TO BE DONE — Set the lines down again exactly, first line through the line that contains "ax.tick_params(axis='x', pad=6)", with no pictures.

DATA PROVIDED —
>>>

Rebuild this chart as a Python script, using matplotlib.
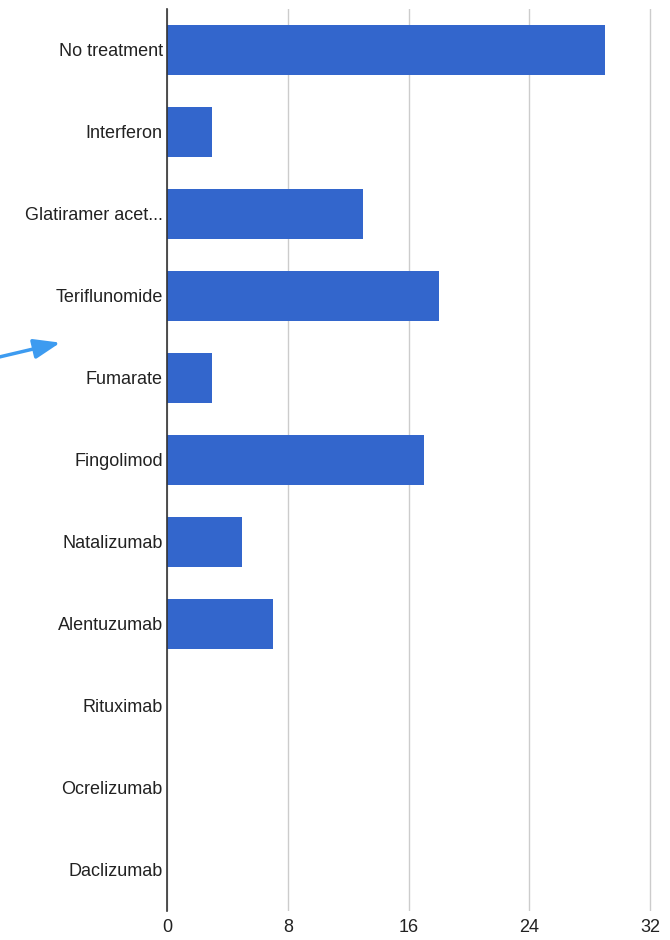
import matplotlib.pyplot as plt
from matplotlib.patches import FancyArrowPatch

plt.rcParams['font.family'] = ['Liberation Sans', 'DejaVu Sans']

treatments = ['No treatment', 'Interferon', 'Glatiramer acet...', 'Teriflunomide',
              'Fumarate', 'Fingolimod', 'Natalizumab', 'Alentuzumab',
              'Rituximab', 'Ocrelizumab', 'Daclizumab']
counts = [29, 3, 13, 18, 3, 17, 5, 7, 0, 0, 0]
x_ticks = [0, 8, 16, 24, 32]

fig = plt.figure(figsize=(6.7, 9.4), dpi=100)
ax = fig.add_axes([167 / 670, 1 - 911 / 940, (652 - 167) / 670, (911 - 9) / 940])

ypos = list(range(len(treatments)))
ax.barh(ypos, counts, height=0.61, color='#3366cc', zorder=3)
ax.set_ylim(len(treatments) - 0.5, -0.5)
ax.set_xlim(0, 32 * 485 / 483)
ax.set_xticks(x_ticks)
ax.set_xticklabels([str(t) for t in x_ticks])
ax.set_yticks(ypos)
ax.set_yticklabels(treatments)

ax.grid(axis='x', color='#cccccc', linewidth=1, zorder=0)
for side in ['top', 'right', 'bottom']:
    ax.spines[side].set_visible(False)
ax.spines['left'].set_color('#333333')
ax.spines['left'].set_linewidth(1.2)
ax.spines['left'].set_zorder(4)
ax.tick_params(axis='both', length=0, labelsize=13, colors='#222222')
ax.tick_params(axis='y', pad=3)
ax.tick_params(axis='x', pad=6)

# blue pointer arrow at the left edge
fig.add_artist(FancyArrowPatch(
    (-5 / 670, 1 - 358 / 940), (63 / 670, 1 - 342 / 940),
    transform=fig.transFigure, arrowstyle='-|>,head_length=16,head_width=6',
    color='#3d9bf0', linewidth=2.5, mutation_scale=1))

fig.savefig('out.png', dpi=100)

<<<

ANSWER TO THE EXERCISE —
Rebuild this chart as a Python script, using matplotlib.
import matplotlib.pyplot as plt
from matplotlib.patches import FancyArrowPatch

plt.rcParams['font.family'] = ['Liberation Sans', 'DejaVu Sans']

treatments = ['No treatment', 'Interferon', 'Glatiramer acet...', 'Teriflunomide',
              'Fumarate', 'Fingolimod', 'Natalizumab', 'Alentuzumab',
              'Rituximab', 'Ocrelizumab', 'Daclizumab']
counts = [29, 3, 13, 18, 3, 17, 5, 7, 0, 0, 0]
x_ticks = [0, 8, 16, 24, 32]

fig = plt.figure(figsize=(6.7, 9.4), dpi=100)
ax = fig.add_axes([167 / 670, 1 - 911 / 940, (652 - 167) / 670, (911 - 9) / 940])

ypos = list(range(len(treatments)))
ax.barh(ypos, counts, height=0.61, color='#3366cc', zorder=3)
ax.set_ylim(len(treatments) - 0.5, -0.5)
ax.set_xlim(0, 32 * 485 / 483)
ax.set_xticks(x_ticks)
ax.set_xticklabels([str(t) for t in x_ticks])
ax.set_yticks(ypos)
ax.set_yticklabels(treatments)

ax.grid(axis='x', color='#cccccc', linewidth=1, zorder=0)
for side in ['top', 'right', 'bottom']:
    ax.spines[side].set_visible(False)
ax.spines['left'].set_color('#333333')
ax.spines['left'].set_linewidth(1.2)
ax.spines['left'].set_zorder(4)
ax.tick_params(axis='both', length=0, labelsize=13, colors='#222222')
ax.tick_params(axis='y', pad=3)
ax.tick_params(axis='x', pad=6)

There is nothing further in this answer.